■ What is expected ■
Make an exact copy, from the records below, of the lines from the line containing "Recreate this image" to the line containing "import math", both lines included, excluding pictures.

■ Provided data ■
┄┄┄┄┄┄

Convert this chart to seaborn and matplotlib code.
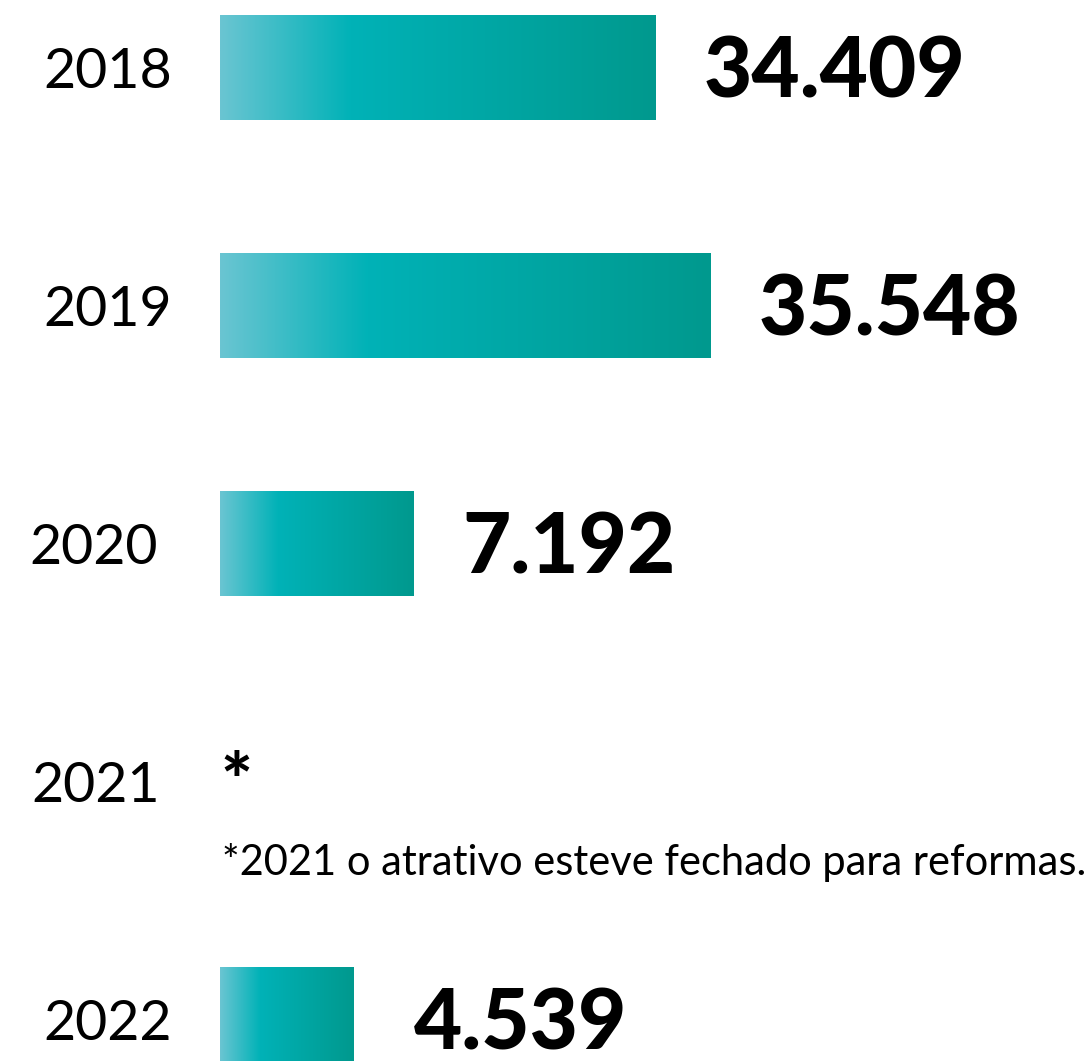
import numpy as np
import pandas as pd
import matplotlib.pyplot as plt
import seaborn as sns
from matplotlib.colors import LinearSegmentedColormap

# data
anos = ['2018', '2019', '2020', '2021', '2022']
visitantes = [34409, 35548, 7192, None, 4539]
# drawn bar length as it appears in the infographic (not proportional to values)
comprimento = [436, 491, 194, 0, 134]
nota = '*2021 o atrativo esteve fechado para reformas.'

df = pd.DataFrame({'ano': anos, 'barra': comprimento})

sns.set_theme(style='white')
plt.rcParams['font.family'] = ['Lato', 'DejaVu Sans']

fig = plt.figure(figsize=(10.91, 10.61), dpi=100)
ax = fig.add_axes([0, 0, 1, 1])

sns.barplot(data=df, x='barra', y='ano', orient='h', width=0.44,
            color='#00b2b7', ax=ax)

# layout: one category step = 238 px, x data unit = 1 px, bars start at px 220
step = 238.0
xlim = (-220, 871)
ylim = ((1061 - 67.5) / step, -67.5 / step)

grad = LinearSegmentedColormap.from_list(
    'teal', [(0, '#6ac5d2'), (0.3, '#00b2b7'), (1, '#00998e')])
ramp = np.linspace(0, 1, 256).reshape(1, -1)
for p in list(ax.patches):
    x0, y0, w, h = p.get_x(), p.get_y(), p.get_width(), p.get_height()
    p.set_facecolor('none')
    p.set_edgecolor('none')
    if w <= 0:
        continue
    ax.imshow(ramp, cmap=grad, extent=[x0, x0 + w, y0 + h, y0],
              aspect='auto', interpolation='bilinear', zorder=2)

ax.set_xlim(*xlim)
ax.set_ylim(*ylim)

# year labels (right edge in px, per row)
ano_dir = [172, 172, 158, 160, 172]
for i, a in enumerate(anos):
    ax.text(ano_dir[i] - 220, i + 5 / step, a, ha='right', va='center',
            fontsize=40, color='black')

# value labels
for i, (v, c) in enumerate(zip(visitantes, comprimento)):
    if v is None:
        ax.text(0, i + 4 / step, '*', ha='left', va='center',
                fontsize=54, fontweight='black', color='black')
        continue
    rotulo = f'{v:,}'.replace(',', '.')
    gap = 60 if i == 4 else 48
    ax.text(c + gap, i + 5 / step, rotulo, ha='left', va='center',
            fontsize=60, fontweight='black', color='black')

ax.text(2, 3 + (862 - 781) / step, nota, ha='left', va='center',
        fontsize=30, color='black')

ax.set_axis_off()
fig.savefig('out.png', dpi=100)
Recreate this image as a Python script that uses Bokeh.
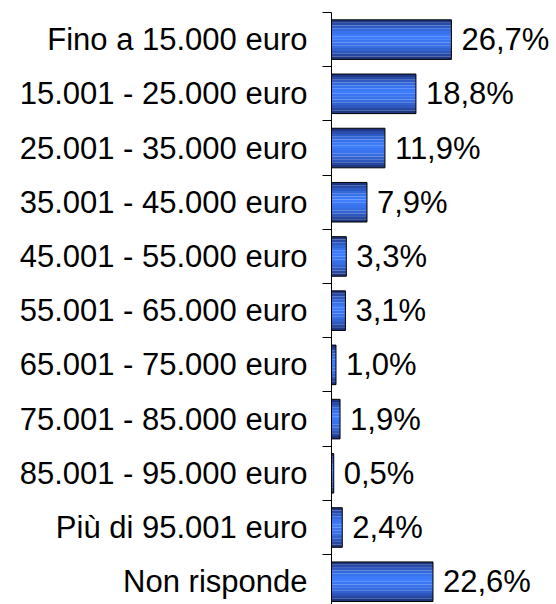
from bokeh.plotting import figure
from bokeh.models import Range1d, FixedTicker
from bokeh.core.properties import value
from bokeh.embed import file_html
from bokeh.resources import INLINE
import math

categories = [
    "Fino a 15.000 euro",
    "15.001 - 25.000 euro",
    "25.001 - 35.000 euro",
    "35.001 - 45.000 euro",
    "45.001 - 55.000 euro",
    "55.001 - 65.000 euro",
    "65.001 - 75.000 euro",
    "75.001 - 85.000 euro",
    "85.001 - 95.000 euro",
    "Più di 95.001 euro",
    "Non risponde",
]
percentages = [26.7, 18.8, 11.9, 7.9, 3.3, 3.1, 1.0, 1.9, 0.5, 2.4, 22.6]

FONT = "Liberation Sans"
FS = "31px"

n = len(categories)
centers = [i + 0.5 for i in range(n)]
boundaries = [float(i) for i in range(n)]
value_labels = [f"{v:.1f}".replace(".", ",") + "%" for v in percentages]

p = figure(
    width=556, height=604,
    x_range=Range1d(0, 50.1),
    y_range=Range1d(start=10.92, end=0),
    x_axis_location=None,
    output_backend="svg", toolbar_location=None,
    min_border_left=331, min_border_right=0, min_border_top=12, min_border_bottom=0,
)
p.outline_line_color = None
p.xgrid.visible = False
p.ygrid.visible = False
p.background_fill_color = "white"
p.border_fill_color = "white"

# cylinder-like gradient made of horizontal bands
bar_h = 0.73
nb = 14
dark = (24, 40, 105)
bright = (62, 126, 255)
for k in range(nb):
    t = (k + 0.5) / nb
    f = math.sin(math.pi * t) ** 0.8
    if t > 0.5:
        f *= 0.92
    c = tuple(int(dark[j] + (bright[j] - dark[j]) * f) for j in range(3))
    col = "#%02x%02x%02x" % c
    off = -bar_h / 2 + (k + 0.5) * bar_h / nb
    p.hbar(y=[cy + off for cy in centers], right=percentages, left=0,
           height=bar_h / nb * 1.02, fill_color=col, line_color=None)

p.hbar(y=centers, right=percentages, left=0, height=bar_h,
       fill_color=None, line_color="black", line_width=1)

p.text(x=percentages, y=centers, text=value_labels, x_offset=10,
       text_baseline="middle", text_align="left",
       text_font=value(FONT), text_font_size=FS, text_color="black")

ax = p.yaxis[0]
ax.ticker = FixedTicker(ticks=centers, minor_ticks=boundaries)
ax.major_label_overrides = {c: lab for c, lab in zip(centers, categories)}
ax.axis_line_color = "black"
ax.axis_line_width = 1
ax.major_tick_out = 0
ax.major_tick_in = 0
ax.minor_tick_out = 9
ax.minor_tick_in = 0
ax.minor_tick_line_color = "black"
ax.major_label_standoff = 15
ax.major_label_text_font = FONT
ax.major_label_text_font_size = FS
ax.major_label_text_color = "black"

open("out.html", "w").write(file_html(p, INLINE))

┄┄┄┄┄┄

■ Task solution ■
Recreate this image as a Python script that uses Bokeh.
from bokeh.plotting import figure
from bokeh.models import Range1d, FixedTicker
from bokeh.core.properties import value
from bokeh.embed import file_html
from bokeh.resources import INLINE
import math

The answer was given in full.